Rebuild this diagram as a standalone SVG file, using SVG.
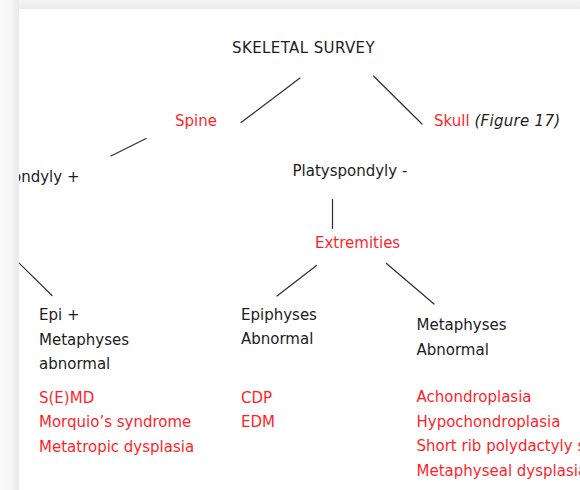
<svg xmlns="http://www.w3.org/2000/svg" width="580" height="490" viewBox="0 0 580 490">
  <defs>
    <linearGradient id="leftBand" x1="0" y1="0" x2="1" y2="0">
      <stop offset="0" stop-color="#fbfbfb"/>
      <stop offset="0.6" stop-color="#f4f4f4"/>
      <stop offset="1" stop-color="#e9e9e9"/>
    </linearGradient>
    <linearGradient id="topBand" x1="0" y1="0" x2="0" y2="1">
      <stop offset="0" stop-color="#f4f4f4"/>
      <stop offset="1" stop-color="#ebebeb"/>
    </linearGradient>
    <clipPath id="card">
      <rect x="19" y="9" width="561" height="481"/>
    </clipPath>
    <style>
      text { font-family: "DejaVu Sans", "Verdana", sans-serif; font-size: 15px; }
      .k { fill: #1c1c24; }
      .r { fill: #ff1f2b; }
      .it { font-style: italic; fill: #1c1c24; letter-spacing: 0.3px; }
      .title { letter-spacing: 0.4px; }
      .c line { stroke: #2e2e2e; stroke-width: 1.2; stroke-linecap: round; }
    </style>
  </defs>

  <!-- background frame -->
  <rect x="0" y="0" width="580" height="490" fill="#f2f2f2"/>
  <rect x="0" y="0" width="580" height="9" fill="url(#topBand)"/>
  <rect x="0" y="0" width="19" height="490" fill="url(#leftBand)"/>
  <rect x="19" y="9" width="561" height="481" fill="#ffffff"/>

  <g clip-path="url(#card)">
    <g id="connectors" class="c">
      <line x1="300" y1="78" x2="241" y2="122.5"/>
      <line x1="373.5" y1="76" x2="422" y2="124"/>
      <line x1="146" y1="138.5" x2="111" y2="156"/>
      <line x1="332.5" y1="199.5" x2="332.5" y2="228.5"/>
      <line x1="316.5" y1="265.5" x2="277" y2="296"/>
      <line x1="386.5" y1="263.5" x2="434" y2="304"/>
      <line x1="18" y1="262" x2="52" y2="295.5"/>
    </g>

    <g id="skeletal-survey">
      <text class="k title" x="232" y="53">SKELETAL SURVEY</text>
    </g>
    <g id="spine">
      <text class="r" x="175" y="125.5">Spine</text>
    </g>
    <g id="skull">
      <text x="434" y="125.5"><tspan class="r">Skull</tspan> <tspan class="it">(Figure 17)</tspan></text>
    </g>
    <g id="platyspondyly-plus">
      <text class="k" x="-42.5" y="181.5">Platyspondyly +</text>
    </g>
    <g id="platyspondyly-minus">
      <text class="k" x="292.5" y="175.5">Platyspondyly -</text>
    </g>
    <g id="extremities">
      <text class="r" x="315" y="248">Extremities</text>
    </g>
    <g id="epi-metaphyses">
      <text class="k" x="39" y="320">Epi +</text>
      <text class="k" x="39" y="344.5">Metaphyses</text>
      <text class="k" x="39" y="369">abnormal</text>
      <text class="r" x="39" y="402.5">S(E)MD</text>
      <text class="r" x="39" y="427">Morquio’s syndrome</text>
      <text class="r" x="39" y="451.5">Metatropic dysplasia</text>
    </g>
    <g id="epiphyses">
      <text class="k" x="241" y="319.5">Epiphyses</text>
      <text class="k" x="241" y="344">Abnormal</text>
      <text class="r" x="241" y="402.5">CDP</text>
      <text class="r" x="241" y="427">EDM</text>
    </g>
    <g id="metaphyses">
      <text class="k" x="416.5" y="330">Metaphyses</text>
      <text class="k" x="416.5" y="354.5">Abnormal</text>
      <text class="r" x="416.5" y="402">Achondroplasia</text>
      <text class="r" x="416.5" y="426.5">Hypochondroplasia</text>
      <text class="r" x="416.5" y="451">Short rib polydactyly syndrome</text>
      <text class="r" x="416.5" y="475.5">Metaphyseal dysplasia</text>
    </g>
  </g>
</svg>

□ □ □ □ □

## TASK REQUIREMENTS
Reproduce every line precisely as given, omitting all pictures.

## PROBLEM SOLUTION
Rebuild this diagram as a standalone SVG file, using SVG.
<svg xmlns="http://www.w3.org/2000/svg" width="580" height="490" viewBox="0 0 580 490">
  <defs>
    <linearGradient id="leftBand" x1="0" y1="0" x2="1" y2="0">
      <stop offset="0" stop-color="#fbfbfb"/>
      <stop offset="0.6" stop-color="#f4f4f4"/>
      <stop offset="1" stop-color="#e9e9e9"/>
    </linearGradient>
    <linearGradient id="topBand" x1="0" y1="0" x2="0" y2="1">
      <stop offset="0" stop-color="#f4f4f4"/>
      <stop offset="1" stop-color="#ebebeb"/>
    </linearGradient>
    <clipPath id="card">
      <rect x="19" y="9" width="561" height="481"/>
    </clipPath>
    <style>
      text { font-family: "DejaVu Sans", "Verdana", sans-serif; font-size: 15px; }
      .k { fill: #1c1c24; }
      .r { fill: #ff1f2b; }
      .it { font-style: italic; fill: #1c1c24; letter-spacing: 0.3px; }
      .title { letter-spacing: 0.4px; }
      .c line { stroke: #2e2e2e; stroke-width: 1.2; stroke-linecap: round; }
    </style>
  </defs>

  <!-- background frame -->
  <rect x="0" y="0" width="580" height="490" fill="#f2f2f2"/>
  <rect x="0" y="0" width="580" height="9" fill="url(#topBand)"/>
  <rect x="0" y="0" width="19" height="490" fill="url(#leftBand)"/>
  <rect x="19" y="9" width="561" height="481" fill="#ffffff"/>

  <g clip-path="url(#card)">
    <g id="connectors" class="c">
      <line x1="300" y1="78" x2="241" y2="122.5"/>
      <line x1="373.5" y1="76" x2="422" y2="124"/>
      <line x1="146" y1="138.5" x2="111" y2="156"/>
      <line x1="332.5" y1="199.5" x2="332.5" y2="228.5"/>
      <line x1="316.5" y1="265.5" x2="277" y2="296"/>
      <line x1="386.5" y1="263.5" x2="434" y2="304"/>
      <line x1="18" y1="262" x2="52" y2="295.5"/>
    </g>

    <g id="skeletal-survey">
      <text class="k title" x="232" y="53">SKELETAL SURVEY</text>
    </g>
    <g id="spine">
      <text class="r" x="175" y="125.5">Spine</text>
    </g>
    <g id="skull">
      <text x="434" y="125.5"><tspan class="r">Skull</tspan> <tspan class="it">(Figure 17)</tspan></text>
    </g>
    <g id="platyspondyly-plus">
      <text class="k" x="-42.5" y="181.5">Platyspondyly +</text>
    </g>
    <g id="platyspondyly-minus">
      <text class="k" x="292.5" y="175.5">Platyspondyly -</text>
    </g>
    <g id="extremities">
      <text class="r" x="315" y="248">Extremities</text>
    </g>
    <g id="epi-metaphyses">
      <text class="k" x="39" y="320">Epi +</text>
      <text class="k" x="39" y="344.5">Metaphyses</text>
      <text class="k" x="39" y="369">abnormal</text>
      <text class="r" x="39" y="402.5">S(E)MD</text>
      <text class="r" x="39" y="427">Morquio’s syndrome</text>
      <text class="r" x="39" y="451.5">Metatropic dysplasia</text>
    </g>
    <g id="epiphyses">
      <text class="k" x="241" y="319.5">Epiphyses</text>
      <text class="k" x="241" y="344">Abnormal</text>
      <text class="r" x="241" y="402.5">CDP</text>
      <text class="r" x="241" y="427">EDM</text>
    </g>
    <g id="metaphyses">
      <text class="k" x="416.5" y="330">Metaphyses</text>
      <text class="k" x="416.5" y="354.5">Abnormal</text>
      <text class="r" x="416.5" y="402">Achondroplasia</text>
      <text class="r" x="416.5" y="426.5">Hypochondroplasia</text>
      <text class="r" x="416.5" y="451">Short rib polydactyly syndrome</text>
      <text class="r" x="416.5" y="475.5">Metaphyseal dysplasia</text>
    </g>
  </g>
</svg>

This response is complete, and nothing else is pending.